I asked: "What does a Calvinist do in the face of this situation? I mean, did God ordain this?"
"Yes," he answered. "But I don't believe that because I'm perverse. I believe it because I think that's obscenely Biblical."
"God ordained the death of sixty thousand people?"
"Yes. And He still maintains his infinite goodness."
May I say that this is the kind of religious thinking that is driving me toward atheism? Let's set aside the issue of natural evil as un-synthesizable in a theodic framework for now. Just parse that last statement. From the Calvinist perspective, God ordained this tsunami; He must, as He is absolutely sovereign. (I'm using He because my acquaintance did.) This guy would have me believe that epistemology and ethics are so slippery that God can simultaneously kill sixty thousand people and maintain an ontological standing called good. I find that an impossible reach.

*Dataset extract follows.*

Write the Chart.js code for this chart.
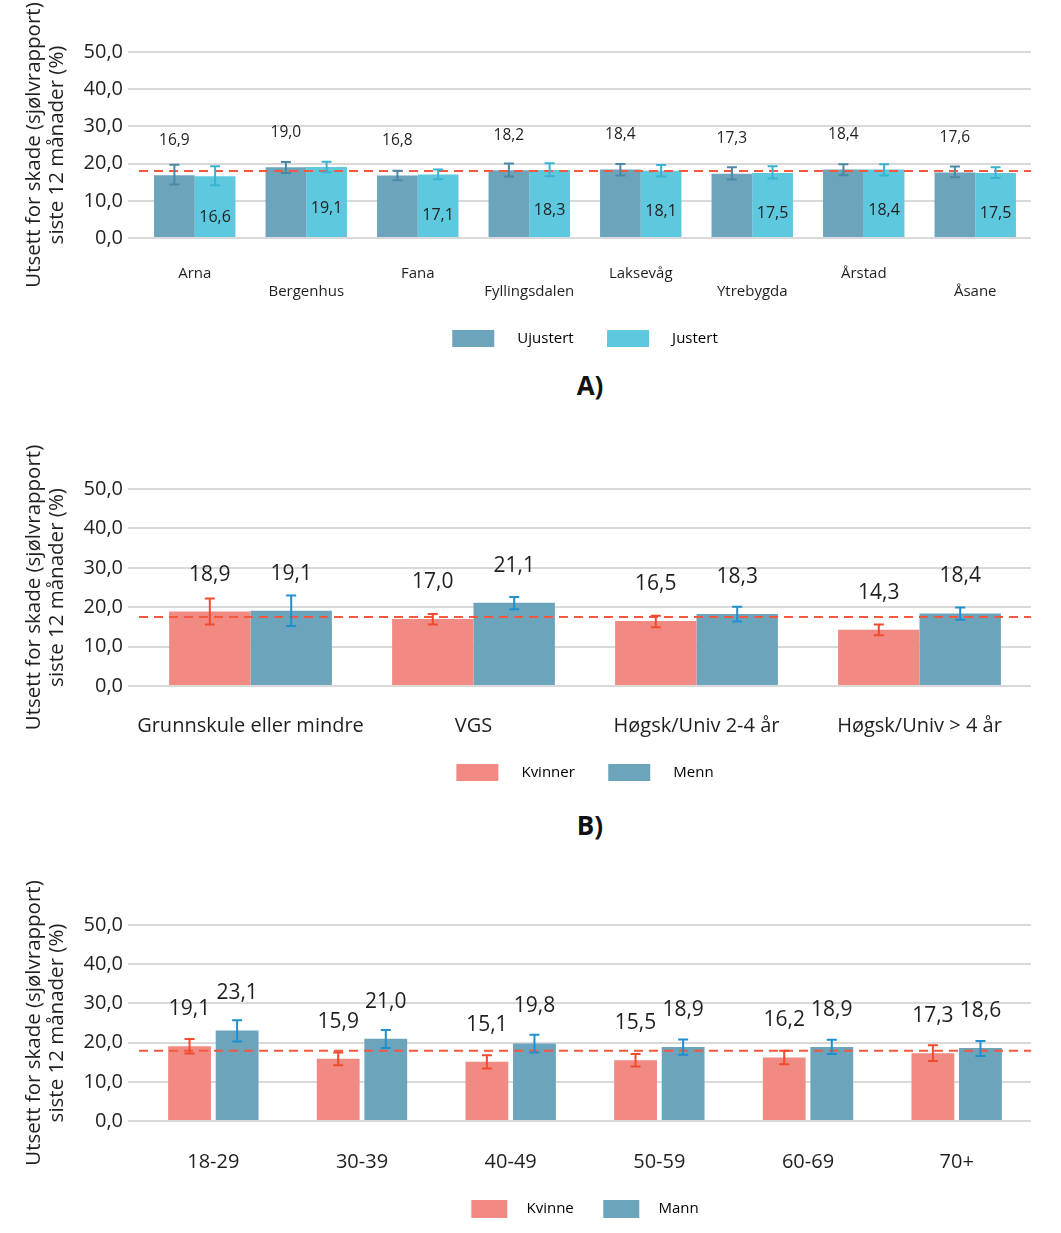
<!DOCTYPE html>
<html>
<head>
<meta charset="utf-8">
<script src="https://cdn.jsdelivr.net/npm/chart.js@4/dist/chart.umd.min.js"></script>
<style>
  body { margin: 0; background: #fff; font-family: "Open Sans", sans-serif; }
  #page { position: relative; width: 1061px; height: 1233px; }
  .box { position: absolute; left: 0; width: 1061px; }
  .tag { position: absolute; width: 60px; text-align: center; font-weight: bold; font-size: 26px; color: #111; line-height: 30px; }
</style>
</head>
<body>
<div id="page">
  <div class="box" style="top:0;height:357px"><canvas id="chartA"></canvas></div>
  <div class="tag" style="left:560px;top:370px">A)</div>
  <div class="box" style="top:440px;height:351px"><canvas id="chartB"></canvas></div>
  <div class="tag" style="left:560px;top:810px">B)</div>
  <div class="box" style="top:870px;height:358px"><canvas id="chartC"></canvas></div>
</div>
<script>
// A) bydel
var bydelar = ['Arna', 'Bergenhus', 'Fana', 'Fyllingsdalen', 'Laksevåg', 'Ytrebygda', 'Årstad', 'Åsane'];
var ujustert = [16.9, 19.0, 16.8, 18.2, 18.4, 17.3, 18.4, 17.6];
var ujustertLo = [14.4, 17.5, 15.5, 16.5, 16.8, 15.7, 16.9, 16.3];
var ujustertHi = [19.7, 20.4, 18.1, 20.0, 19.9, 19.0, 19.8, 19.2];
var justert = [16.6, 19.1, 17.1, 18.3, 18.1, 17.5, 18.4, 17.5];
var justertLo = [14.2, 17.7, 15.8, 16.6, 16.5, 16.0, 16.8, 16.1];
var justertHi = [19.3, 20.5, 18.4, 20.1, 19.6, 19.3, 19.8, 19.0];
var snittA = 18.0;

// B) utdanning
var utdanning = ['Grunnskule eller mindre', 'VGS', 'Høgsk/Univ 2-4 år', 'Høgsk/Univ > 4 år'];
var kvinnerB = [18.9, 17.0, 16.5, 14.3];
var kvinnerBLo = [15.6, 15.6, 14.9, 12.9];
var kvinnerBHi = [22.2, 18.3, 17.8, 15.6];
var mennB = [19.1, 21.1, 18.3, 18.4];
var mennBLo = [15.2, 19.5, 16.4, 16.8];
var mennBHi = [23.0, 22.6, 20.1, 19.9];
var snittB = 17.5;

// C) alder
var alder = ['18-29', '30-39', '40-49', '50-59', '60-69', '70+'];
var kvinneC = [19.1, 15.9, 15.1, 15.5, 16.2, 17.3];
var kvinneCLo = [17.2, 14.2, 13.4, 13.9, 14.5, 15.3];
var kvinneCHi = [20.9, 17.5, 16.8, 17.1, 17.9, 19.3];
var mannC = [23.1, 21.0, 19.8, 18.9, 18.9, 18.6];
var mannCLo = [20.3, 18.6, 17.5, 16.9, 17.1, 16.6];
var mannCHi = [25.7, 23.2, 22.0, 20.8, 20.7, 20.4];
var snittC = 17.9;

var yTicks = [0, 10, 20, 30, 40, 50];
var yTitle = ['Utsett for skade (sjølvrapport)', 'siste 12 månader (%)'];

var FONT = '"Open Sans", sans-serif';
var TEXT = '#1f1f1f';

function komma(v) {
  return v.toFixed(1).replace('.', ',');
}

// feilstolpar, snittlinje og verdietikettar
var extras = {
  id: 'extras',
  afterDatasetsDraw: function(chart, args, opts) {
    var ctx = chart.ctx;
    var y = chart.scales.y;
    var area = chart.chartArea;

    var ym = y.getPixelForValue(opts.mean);
    ctx.save();
    ctx.strokeStyle = '#f4583e';
    ctx.lineWidth = 2;
    ctx.setLineDash([9, 6]);
    ctx.beginPath();
    ctx.moveTo(area.left, ym);
    ctx.lineTo(area.right, ym);
    ctx.stroke();
    ctx.restore();

    chart.data.datasets.forEach(function(ds, di) {
      var meta = chart.getDatasetMeta(di);
      ctx.save();
      ctx.strokeStyle = ds.errColor;
      ctx.lineWidth = 2;
      meta.data.forEach(function(bar, i) {
        var t = y.getPixelForValue(ds.hi[i]);
        var b = y.getPixelForValue(ds.lo[i]);
        ctx.beginPath();
        ctx.moveTo(bar.x, t); ctx.lineTo(bar.x, b);
        ctx.moveTo(bar.x - 5, t); ctx.lineTo(bar.x + 5, t);
        ctx.moveTo(bar.x - 5, b); ctx.lineTo(bar.x + 5, b);
        ctx.stroke();
      });
      ctx.fillStyle = TEXT;
      ctx.font = ds.labelSize + 'px ' + FONT;
      ctx.textAlign = 'center';
      ctx.textBaseline = 'middle';
      meta.data.forEach(function(bar, i) {
        ctx.fillText(komma(ds.data[i]), bar.x, bar.y + ds.labelOffset);
      });
      ctx.restore();
    });
  }
};

function lagGraf(id, cats, sets, mean, o) {
  return new Chart(document.getElementById(id), {
    type: 'bar',
    data: { labels: cats, datasets: sets },
    options: {
      responsive: true,
      maintainAspectRatio: false,
      animation: false,
      layout: { padding: { top: o.top, left: 22, right: 30, bottom: 0 } },
      datasets: { bar: { categoryPercentage: o.catPct, barPercentage: o.barPct } },
      plugins: {
        extras: { mean: mean },
        tooltip: { enabled: false },
        legend: {
          position: 'bottom',
          fullSize: false,
          labels: {
            color: TEXT,
            font: { family: FONT, size: 15 },
            boxWidth: o.boxW,
            boxHeight: o.boxH,
            padding: 10,
            generateLabels: function(chart) {
              var n = chart.data.datasets.length;
              return chart.data.datasets.map(function(ds, i) {
                return {
                  text: o.lead + ds.label + (i < n - 1 ? o.tail : ''),
                  fillStyle: ds.backgroundColor,
                  strokeStyle: ds.backgroundColor,
                  lineWidth: 0,
                  datasetIndex: i
                };
              });
            }
          }
        }
      },
      scales: {
        x: {
          grid: { display: false, drawTicks: false },
          border: { display: false },
          afterFit: function(s) { s.height = o.xH; },
          ticks: {
            color: TEXT,
            autoSkip: false,
            maxRotation: 0,
            padding: o.xPad,
            font: { family: FONT, size: o.xSize, lineHeight: 1.2 },
            callback: function(v, i) {
              var l = this.getLabelForValue(v);
              if (!o.stagger) return l;
              return i % 2 ? ['', l] : [l, ''];
            }
          }
        },
        y: {
          min: 0,
          max: 50,
          afterFit: function(s) { s.width = 117; },
          afterBuildTicks: function(s) {
            s.ticks = yTicks.map(function(v) { return { value: v }; });
          },
          border: { display: false },
          grid: { color: '#d9d9d9', lineWidth: 2, tickLength: 11, tickColor: '#d9d9d9' },
          ticks: {
            color: TEXT,
            padding: 5,
            font: { family: FONT, size: 20 },
            callback: function(v) { return komma(v); }
          },
          title: {
            display: true,
            text: yTitle,
            color: TEXT,
            padding: { top: 0, bottom: 4 },
            font: { family: FONT, size: 20.5, lineHeight: 1.15 }
          }
        }
      }
    },
    plugins: [extras]
  });
}

lagGraf('chartA', bydelar, [
  { label: 'Ujustert', data: ujustert, lo: ujustertLo, hi: ujustertHi,
    backgroundColor: '#6ca4bc', errColor: '#4a89a3', labelSize: 15.5, labelOffset: -35 },
  { label: 'Justert', data: justert, lo: justertLo, hi: justertHi,
    backgroundColor: '#5ec8df', errColor: '#38b4d2', labelSize: 16, labelOffset: 41 }
], snittA, { top: 52, catPct: 0.73, barPct: 1, boxW: 42, boxH: 17, lead: '    ', tail: '      ',
  xH: 82, xPad: 27, xSize: 15, stagger: true });

lagGraf('chartB', utdanning, [
  { label: 'Kvinner', data: kvinnerB, lo: kvinnerBLo, hi: kvinnerBHi,
    backgroundColor: '#f08a83', errColor: '#f24a2c', labelSize: 21, labelOffset: -37 },
  { label: 'Menn', data: mennB, lo: mennBLo, hi: mennBHi,
    backgroundColor: '#6ca4bc', errColor: '#1f8fd0', labelSize: 21, labelOffset: -37 }
], snittB, { top: 49, catPct: 0.73, barPct: 1, boxW: 42, boxH: 17, lead: '    ', tail: '      ',
  xH: 68, xPad: 28, xSize: 20, stagger: false });

lagGraf('chartC', alder, [
  { label: 'Kvinne', data: kvinneC, lo: kvinneCLo, hi: kvinneCHi,
    backgroundColor: '#f08a83', errColor: '#f24a2c', labelSize: 21, labelOffset: -37 },
  { label: 'Mann', data: mannC, lo: mannCLo, hi: mannCHi,
    backgroundColor: '#6ca4bc', errColor: '#1f8fd0', labelSize: 21, labelOffset: -37 }
], snittC, { top: 55, catPct: 0.64, barPct: 0.9, boxW: 36, boxH: 18, lead: '   ', tail: '     ',
  xH: 69, xPad: 29, xSize: 20, stagger: false });
</script>
</body>
</html>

As for natural evil, it's an issue I'm still struggling with. Why do these things happen? Before you post a comment about "the Fall" with capital letters and all, please know that I don't believe in a primordial fall from perfection. A Fall does not explain natural evil any more than original sin explains our guilt before God. Sorry. I believe in the goodness of God, so I try to let God off the hook for situations like the one in Asia, but how? How is God not culpable?